Big data visualization using "search, show context, and expand on demand" concept

Yang picture Yang · Feb 19, 2014 · Viewed 31.8k times · Source

I'm trying to visualize a really huge network (3M nodes and 13M edges) stored in a database. For real-time interactivity, I plan to show only a portion of the graph based on user queries and expand it on demand. For instance, when a user clicks a node, I expand its neighborhood. (This is called "Search, Show Context, Expand on Demand" on this paper).

I have looked into several visualization tools, including Gephi, D3, etc. They take a text file as input, but I don't have any idea how they can connect a database and update the graph based on users' interaction.

The linked paper implemented a system like that, but they didn't describe the tools they were using.

How can I visualize such data with above criteria?

Answer

MarcoL picture MarcoL · Feb 20, 2014

There are several solutions out there, but basically every one is using the same approach:

  1. create layer on top of your source to let you query at high level
  2. create a front end layer to talk with the level explained above
  3. use the visualization tool you want

As miro marchi pointed, there are several solutions to achieve this goal, some of them locked to particular data sources others with much more freedom but that would require some coding skills.

Datasource

I would start with the choice of the source type: from the type of data probably I would choice either Neo4J, Titan or OrientDB (if you fancy something more exotic with some sort of flexibility). All of them offer a JSON REST API, the former with a proprietary system and language (Cypher) and the other two using the Blueprint / Rexster system. Neo4J supports the Blueprint stack as well if you like Gremlin over Cypher.

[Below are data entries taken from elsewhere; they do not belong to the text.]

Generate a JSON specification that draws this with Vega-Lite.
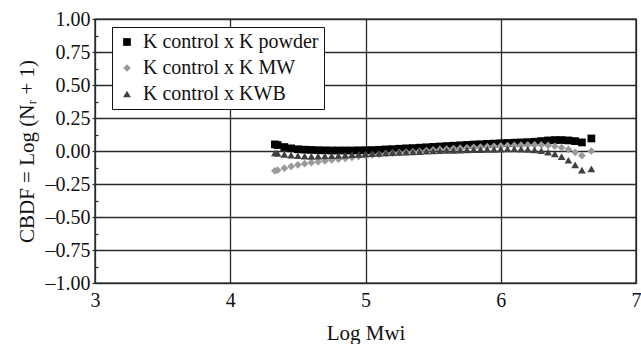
{
  "$schema": "https://vega.github.io/schema/vega-lite/v6.json",
  "width": 541,
  "height": 264,
  "autosize": {"type": "none"},
  "padding": {"left": 95, "top": 19, "right": 5, "bottom": 61},
  "background": "white",
  "config": {
    "font": "Liberation Serif",
    "view": {"stroke": "#111", "strokeWidth": 1.4},
    "legend": {"strokeColor": "#111", "fillColor": "#fff", "padding": 5, "labelLimit": 0},
    "axis": {"domain": false, "gridColor": "#2a2a2a", "gridWidth": 1.3, "gridOpacity": 1, "labelFont": "Liberation Serif", "titleFont": "Liberation Serif", "labelColor": "#111", "titleColor": "#111", "titleFontWeight": "normal", "labelFontSize": 20, "titleFontSize": 21, "tickColor": "#2a2a2a", "tickWidth": 1.2}
  },
  "data": {"values": [
    {"x": 4.33, "y": 0.050, "s": "K control x K powder"},
    {"x": 4.35, "y": 0.045, "s": "K control x K powder"},
    {"x": 4.40, "y": 0.030, "s": "K control x K powder"},
    {"x": 4.45, "y": 0.020, "s": "K control x K powder"},
    {"x": 4.50, "y": 0.013, "s": "K control x K powder"},
    {"x": 4.55, "y": 0.010, "s": "K control x K powder"},
    {"x": 4.60, "y": 0.008, "s": "K control x K powder"},
    {"x": 4.65, "y": 0.006, "s": "K control x K powder"},
    {"x": 4.70, "y": 0.005, "s": "K control x K powder"},
    {"x": 4.75, "y": 0.004, "s": "K control x K powder"},
    {"x": 4.80, "y": 0.004, "s": "K control x K powder"},
    {"x": 4.85, "y": 0.004, "s": "K control x K powder"},
    {"x": 4.90, "y": 0.004, "s": "K control x K powder"},
    {"x": 4.95, "y": 0.005, "s": "K control x K powder"},
    {"x": 5.00, "y": 0.006, "s": "K control x K powder"},
    {"x": 5.05, "y": 0.007, "s": "K control x K powder"},
    {"x": 5.10, "y": 0.009, "s": "K control x K powder"},
    {"x": 5.15, "y": 0.012, "s": "K control x K powder"},
    {"x": 5.20, "y": 0.014, "s": "K control x K powder"},
    {"x": 5.25, "y": 0.017, "s": "K control x K powder"},
    {"x": 5.30, "y": 0.020, "s": "K control x K powder"},
    {"x": 5.35, "y": 0.022, "s": "K control x K powder"},
    {"x": 5.40, "y": 0.025, "s": "K control x K powder"},
    {"x": 5.45, "y": 0.028, "s": "K control x K powder"},
    {"x": 5.50, "y": 0.031, "s": "K control x K powder"},
    {"x": 5.55, "y": 0.034, "s": "K control x K powder"},
    {"x": 5.60, "y": 0.037, "s": "K control x K powder"},
    {"x": 5.65, "y": 0.040, "s": "K control x K powder"},
    {"x": 5.70, "y": 0.043, "s": "K control x K powder"},
    {"x": 5.75, "y": 0.046, "s": "K control x K powder"},
    {"x": 5.80, "y": 0.049, "s": "K control x K powder"},
    {"x": 5.85, "y": 0.051, "s": "K control x K powder"},
    {"x": 5.90, "y": 0.054, "s": "K control x K powder"},
    {"x": 5.95, "y": 0.056, "s": "K control x K powder"},
    {"x": 6.00, "y": 0.059, "s": "K control x K powder"},
    {"x": 6.05, "y": 0.061, "s": "K control x K powder"},
    {"x": 6.10, "y": 0.063, "s": "K control x K powder"},
    {"x": 6.15, "y": 0.065, "s": "K control x K powder"},
    {"x": 6.20, "y": 0.067, "s": "K control x K powder"},
    {"x": 6.25, "y": 0.070, "s": "K control x K powder"},
    {"x": 6.30, "y": 0.075, "s": "K control x K powder"},
    {"x": 6.35, "y": 0.080, "s": "K control x K powder"},
    {"x": 6.40, "y": 0.083, "s": "K control x K powder"},
    {"x": 6.45, "y": 0.083, "s": "K control x K powder"},
    {"x": 6.50, "y": 0.080, "s": "K control x K powder"},
    {"x": 6.55, "y": 0.075, "s": "K control x K powder"},
    {"x": 6.60, "y": 0.065, "s": "K control x K powder"},
    {"x": 6.67, "y": 0.095, "s": "K control x K powder"},
    {"x": 4.33, "y": -0.150, "s": "K control x K MW"},
    {"x": 4.35, "y": -0.145, "s": "K control x K MW"},
    {"x": 4.40, "y": -0.130, "s": "K control x K MW"},
    {"x": 4.45, "y": -0.117, "s": "K control x K MW"},
    {"x": 4.50, "y": -0.105, "s": "K control x K MW"},
    {"x": 4.55, "y": -0.096, "s": "K control x K MW"},
    {"x": 4.60, "y": -0.088, "s": "K control x K MW"},
    {"x": 4.65, "y": -0.081, "s": "K control x K MW"},
    {"x": 4.70, "y": -0.075, "s": "K control x K MW"},
    {"x": 4.75, "y": -0.068, "s": "K control x K MW"},
    {"x": 4.80, "y": -0.062, "s": "K control x K MW"},
    {"x": 4.85, "y": -0.055, "s": "K control x K MW"},
    {"x": 4.90, "y": -0.048, "s": "K control x K MW"},
    {"x": 4.95, "y": -0.041, "s": "K control x K MW"},
    {"x": 5.00, "y": -0.035, "s": "K control x K MW"},
    {"x": 5.05, "y": -0.030, "s": "K control x K MW"},
    {"x": 5.10, "y": -0.025, "s": "K control x K MW"},
    {"x": 5.15, "y": -0.020, "s": "K control x K MW"},
    {"x": 5.20, "y": -0.016, "s": "K control x K MW"},
    {"x": 5.25, "y": -0.012, "s": "K control x K MW"},
    {"x": 5.30, "y": -0.008, "s": "K control x K MW"},
    {"x": 5.35, "y": -0.005, "s": "K control x K MW"},
    {"x": 5.40, "y": -0.002, "s": "K control x K MW"},
    {"x": 5.45, "y": 0.003, "s": "K control x K MW"},
    {"x": 5.50, "y": 0.008, "s": "K control x K MW"},
    {"x": 5.55, "y": 0.012, "s": "K control x K MW"},
    {"x": 5.60, "y": 0.015, "s": "K control x K MW"},
    {"x": 5.65, "y": 0.018, "s": "K control x K MW"},
    {"x": 5.70, "y": 0.021, "s": "K control x K MW"},
    {"x": 5.75, "y": 0.024, "s": "K control x K MW"},
    {"x": 5.80, "y": 0.027, "s": "K control x K MW"},
    {"x": 5.85, "y": 0.030, "s": "K control x K MW"},
    {"x": 5.90, "y": 0.033, "s": "K control x K MW"},
    {"x": 5.95, "y": 0.036, "s": "K control x K MW"},
    {"x": 6.00, "y": 0.038, "s": "K control x K MW"},
    {"x": 6.05, "y": 0.040, "s": "K control x K MW"},
    {"x": 6.10, "y": 0.042, "s": "K control x K MW"},
    {"x": 6.15, "y": 0.044, "s": "K control x K MW"},
    {"x": 6.20, "y": 0.046, "s": "K control x K MW"},
    {"x": 6.25, "y": 0.047, "s": "K control x K MW"},
    {"x": 6.30, "y": 0.046, "s": "K control x K MW"},
    {"x": 6.35, "y": 0.042, "s": "K control x K MW"},
    {"x": 6.40, "y": 0.036, "s": "K control x K MW"},
    {"x": 6.45, "y": 0.026, "s": "K control x K MW"},
    {"x": 6.50, "y": 0.012, "s": "K control x K MW"},
    {"x": 6.55, "y": -0.010, "s": "K control x K MW"},
    {"x": 6.60, "y": -0.035, "s": "K control x K MW"},
    {"x": 6.67, "y": 0.000, "s": "K control x K MW"},
    {"x": 4.33, "y": -0.015, "s": "K control x KWB"},
    {"x": 4.35, "y": -0.018, "s": "K control x KWB"},
    {"x": 4.40, "y": -0.025, "s": "K control x KWB"},
    {"x": 4.45, "y": -0.031, "s": "K control x KWB"},
    {"x": 4.50, "y": -0.036, "s": "K control x KWB"},
    {"x": 4.55, "y": -0.039, "s": "K control x KWB"},
    {"x": 4.60, "y": -0.040, "s": "K control x KWB"},
    {"x": 4.65, "y": -0.039, "s": "K control x KWB"},
    {"x": 4.70, "y": -0.038, "s": "K control x KWB"},
    {"x": 4.75, "y": -0.036, "s": "K control x KWB"},
    {"x": 4.80, "y": -0.034, "s": "K control x KWB"},
    {"x": 4.85, "y": -0.031, "s": "K control x KWB"},
    {"x": 4.90, "y": -0.028, "s": "K control x KWB"},
    {"x": 4.95, "y": -0.025, "s": "K control x KWB"},
    {"x": 5.00, "y": -0.023, "s": "K control x KWB"},
    {"x": 5.05, "y": -0.020, "s": "K control x KWB"},
    {"x": 5.10, "y": -0.018, "s": "K control x KWB"},
    {"x": 5.15, "y": -0.015, "s": "K control x KWB"},
    {"x": 5.20, "y": -0.013, "s": "K control x KWB"},
    {"x": 5.25, "y": -0.010, "s": "K control x KWB"},
    {"x": 5.30, "y": -0.008, "s": "K control x KWB"},
    {"x": 5.35, "y": -0.006, "s": "K control x KWB"},
    {"x": 5.40, "y": -0.004, "s": "K control x KWB"},
    {"x": 5.45, "y": -0.002, "s": "K control x KWB"},
    {"x": 5.50, "y": 0.000, "s": "K control x KWB"},
    {"x": 5.55, "y": 0.002, "s": "K control x KWB"},
    {"x": 5.60, "y": 0.004, "s": "K control x KWB"},
    {"x": 5.65, "y": 0.005, "s": "K control x KWB"},
    {"x": 5.70, "y": 0.007, "s": "K control x KWB"},
    {"x": 5.75, "y": 0.008, "s": "K control x KWB"},
    {"x": 5.80, "y": 0.010, "s": "K control x KWB"},
    {"x": 5.85, "y": 0.011, "s": "K control x KWB"},
    {"x": 5.90, "y": 0.012, "s": "K control x KWB"},
    {"x": 5.95, "y": 0.013, "s": "K control x KWB"},
    {"x": 6.00, "y": 0.014, "s": "K control x KWB"},
    {"x": 6.05, "y": 0.015, "s": "K control x KWB"},
    {"x": 6.10, "y": 0.015, "s": "K control x KWB"},
    {"x": 6.15, "y": 0.014, "s": "K control x KWB"},
    {"x": 6.20, "y": 0.012, "s": "K control x KWB"},
    {"x": 6.25, "y": 0.008, "s": "K control x KWB"},
    {"x": 6.30, "y": 0.002, "s": "K control x KWB"},
    {"x": 6.35, "y": -0.008, "s": "K control x KWB"},
    {"x": 6.40, "y": -0.022, "s": "K control x KWB"},
    {"x": 6.45, "y": -0.042, "s": "K control x KWB"},
    {"x": 6.50, "y": -0.070, "s": "K control x KWB"},
    {"x": 6.55, "y": -0.105, "s": "K control x KWB"},
    {"x": 6.60, "y": -0.145, "s": "K control x KWB"},
    {"x": 6.67, "y": -0.135, "s": "K control x KWB"}
  ]},
  "mark": {"type": "point", "filled": true, "opacity": 1, "size": 60},
  "encoding": {
    "x": {"field": "x", "type": "quantitative", "scale": {"domain": [3, 7], "nice": false, "zero": false},
      "axis": {"title": "Log Mwi", "values": [3, 4, 5, 6, 7], "format": "d", "tickSize": 0, "labelPadding": 7, "titlePadding": 12, "labelFlush": false}},
    "y": {"field": "y", "type": "quantitative", "scale": {"domain": [-1, 1], "nice": false, "zero": false},
      "axis": {"title": "CBDF = Log (Nᵣ + 1)", "values": [-1, -0.875, -0.75, -0.625, -0.5, -0.375, -0.25, -0.125, 0, 0.125, 0.25, 0.375, 0.5, 0.625, 0.75, 0.875, 1],
        "labelExpr": "abs(datum.value*4 - round(datum.value*4)) > 0.01 ? '' : replace(format(datum.value, '.2f'), '−', '–')",
        "gridOpacity": {"condition": {"test": "abs(datum.value*4 - round(datum.value*4)) > 0.01", "value": 0}, "value": 1},
        "tickSize": {"condition": {"test": "abs(datum.value*4 - round(datum.value*4)) > 0.01", "value": -3}, "value": 3},
        "labelPadding": 2, "titlePadding": 8}},
    "color": {"field": "s", "type": "nominal",
      "scale": {"domain": ["K control x K powder", "K control x K MW", "K control x KWB"], "range": ["#000000", "#9a9a9a", "#404040"]},
      "legend": {"title": null, "orient": "none", "legendX": 17, "legendY": 8, "labelFontSize": 20, "labelFont": "Liberation Serif", "labelColor": "#111", "symbolSize": 60, "rowPadding": 6, "labelOffset": 6, "symbolOpacity": 1}},
    "shape": {"field": "s", "type": "nominal",
      "scale": {"domain": ["K control x K powder", "K control x K MW", "K control x KWB"], "range": ["square", "diamond", "triangle-up"]}}
  }
}
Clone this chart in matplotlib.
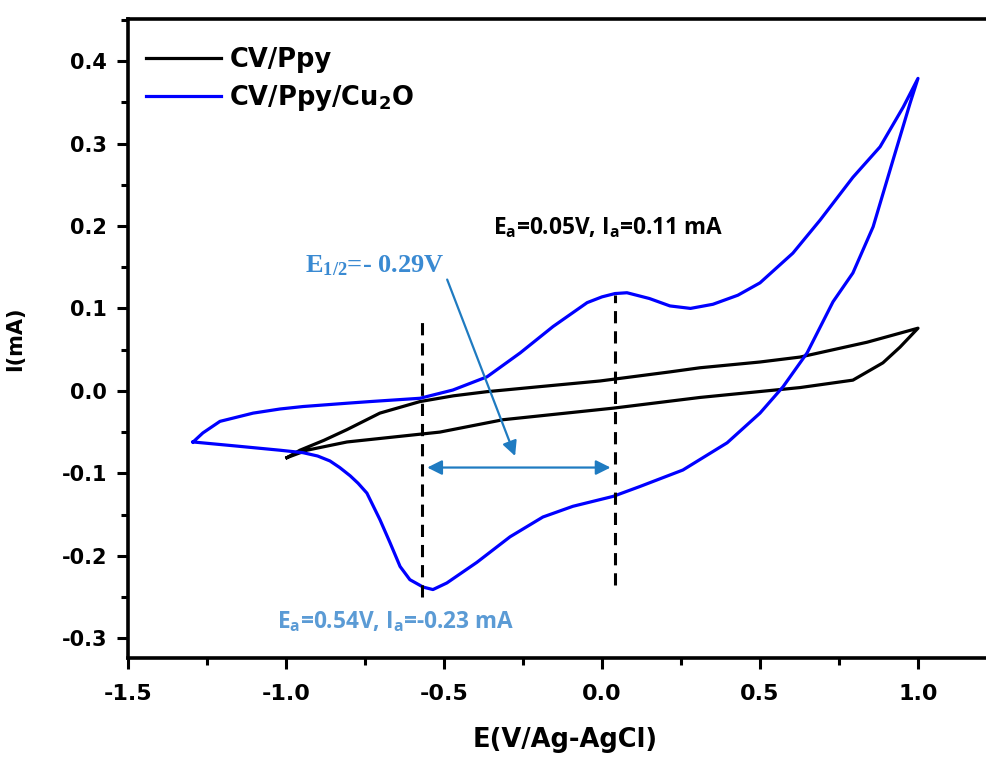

For other solutions, such other NoSQL or SQL db probably you have to code a layer above with the relative REST API, but it will work as well - I wouldn't recommend that for the kind of data you have though.

Now, only the third point is left and here you have several choices.

Generic Viz tools

  • Sigma.js it's a free and open source tool for graph visualization quite nice. Linkurious is using a fork version of it as far as I know in their product.

  • Keylines it's a commercial graph visualization tool, with advanced stylings, analytics and layouts, and they provide copy/paste demos if you are using Neo4J or Titan. It is not free, but it does support even older browsers - IE7 onwards...

  • VivaGraph it's another free and open source tool for graph visualization tool - but it has a smaller community compared to SigmaJS.

  • D3.js it's the factotum for data visualization, you can do basically every kind of visualization based on that, but the learning curve is quite steep.

  • Gephi is another free and open source desktop solution, you have to use an external plugin with that probably but it does support most of the formats out there - graphML, CSV, Neo4J, etc...

Vendor specific

  • Linkurious it's a commercial Neo4J specific complete tool to search/investigate data.

  • Neo4J web-admin console - even if it's basic they've improved a lot with the newer version 2.x.x, based on D3.js.

There are also other solutions that I probably forgot to mention, but the ones above should offer a good variety.

Other nodes

The JS tools above will visualize well up to 1500/2000 nodes at once, due to JS limits.
If you want to visualize bigger stuff - while expanding - I would to recommend desktop solutions such Gephi.

Disclaimer

I'm part of the the Keylines dev team.